Pour ce faire, la formatrice a détaillé tous les produits chimiques présents dans l’entreprise. « Un par un, nous avons abordé les risques liés à leur utilisation, leurs effets sur la santé et les EPI adaptés. Nous avons ensuite revu les protocoles de préparation et d’application de ces produits, les situations de travail, et échangé sur les bonnes pratiques. Par exemple, nous sommes revenus sur l’accident en mélangeant du bicarbonate de soude, une base, et du vinaigre, un acide. Les participants ont pu constater par eux-mêmes qu’il se produit une réaction chimique et un dégagement gazeux après ce mélange et ainsi comprendre les causes de l’accident. »
L’employeur, lui, a fait le choix de ne pas participer à la formation. « Cela a permis de libérer la parole des salariés, apprécie Jessie Aldana. Ils étaient très impliqués et ont posé beaucoup de questions. »

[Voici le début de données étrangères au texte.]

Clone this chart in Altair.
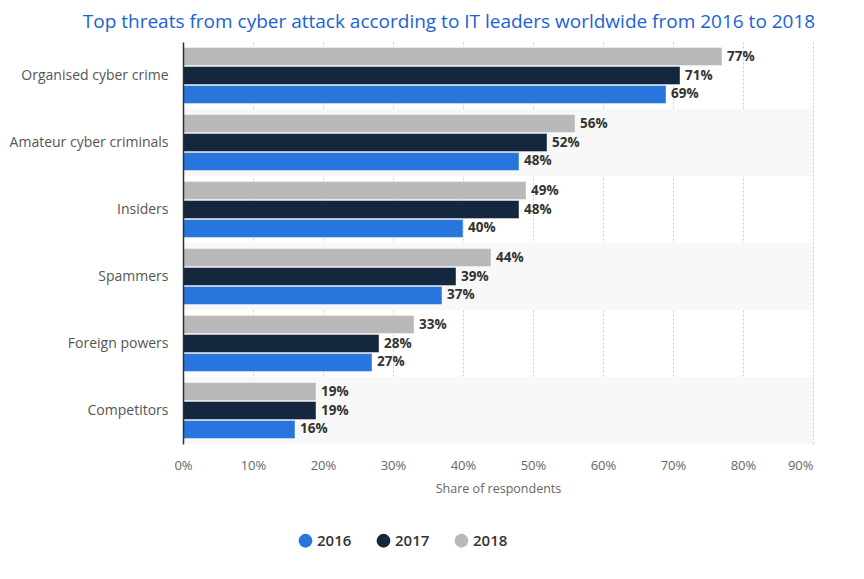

Dans l’espoir d’enrayer la multiplication de ces accidents, la MSA est intervenue début septembre à l’UGVC, lors d’une réunion de prévendanges, afin de rappeler les risques liés à de telles utilisations des produits chimiques. Et pour parfaire sa campagne de prévention, des affiches sont mises à disposition auprès de certains distributeurs ainsi qu’une vidéo de sensibilisation, que l’on peut visionner via un QR-code. En espérant que ces rappels portent leurs fruits.